CAESAR RODNEY 1728- 1784
In the years before the American Revolutionary War, Caesar Rodney was rapidly rising to political prominence in Kent County and Delaware. He was elected sheriff in Kent County in 1758 and soon began to be chosen annually as a member of the General Assembly. He held several county offices and served as a judge. In 1765, he was one of the delegates elected by the General Assembly to serve as a member of the Stamp Act Congress in New York City, and in 1774 he became a member of the First Continental Congress in Philadelphia. He was Brigadier General of the Delaware Militia and President of Delaware from 1777- 1781. No one else in Kent County was more prominent in politics than he was in the period. His income came from his political offices and from land that he had inherited.

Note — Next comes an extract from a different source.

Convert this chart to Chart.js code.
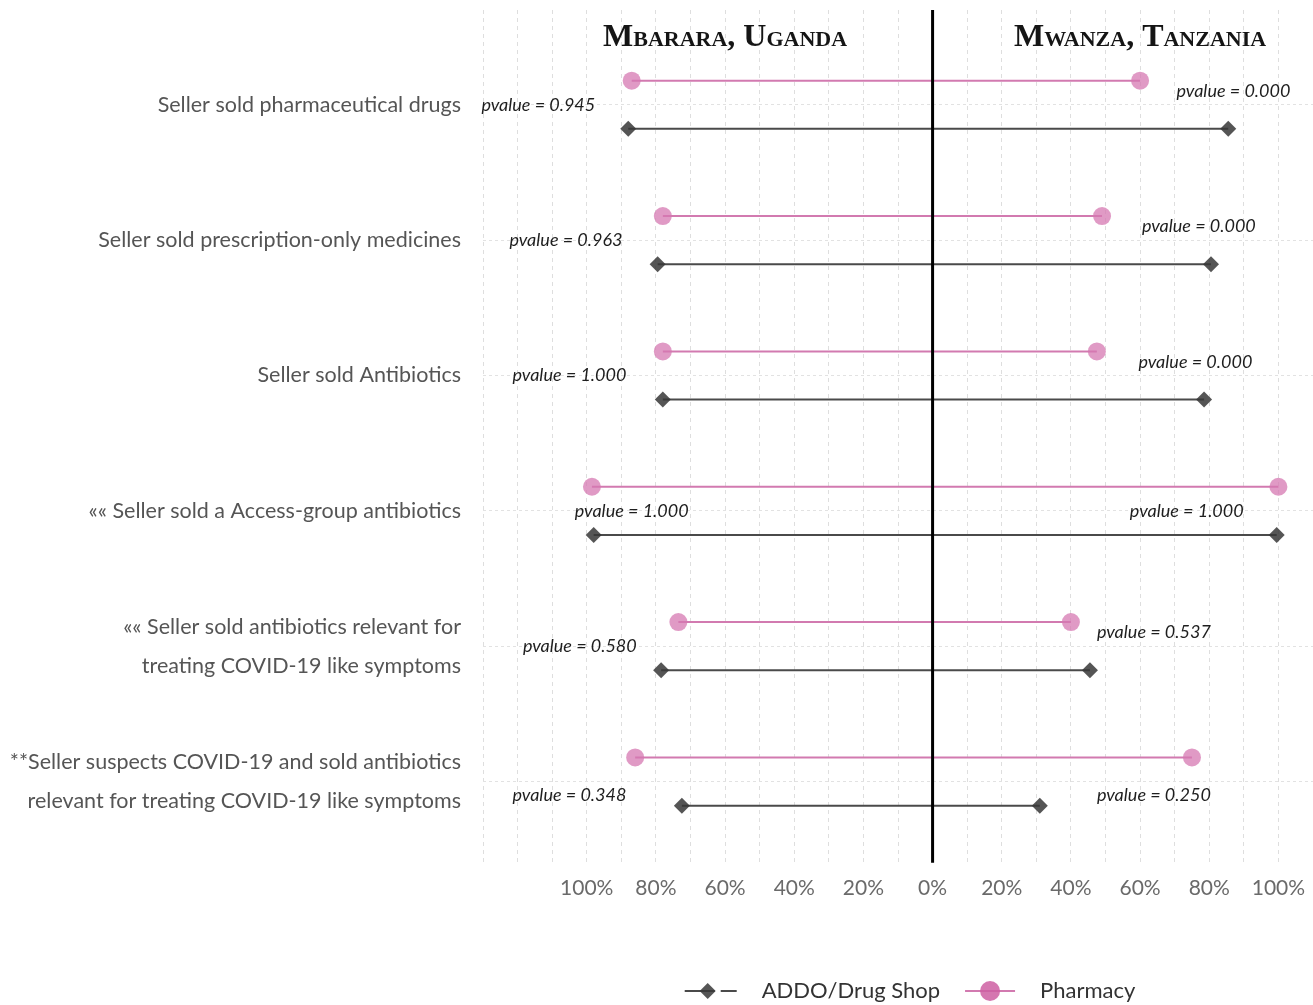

Rodney served in the Continental Congress along with Thomas McKean and George Read from 1774 through 1776. While in Dover squelching a Loyalist surge, Rodney received word from Thomas McKean that he and Read were deadlocked on the vote for independence. Rodney’s vote was desperately needed. To break the deadlock, Rodney rode 80 miles through a thunderstorm on the night of July 1, 1776, arriving in Philadelphia “in his boots and spurs” on July 2, just as the voting was beginning. He voted with McKean and thereby allowed Delaware to join eleven other states in voting in favor of the resolution of independence. The wording of the Declaration of Independence was approved two days later; Rodney signed it on August 2, 1776.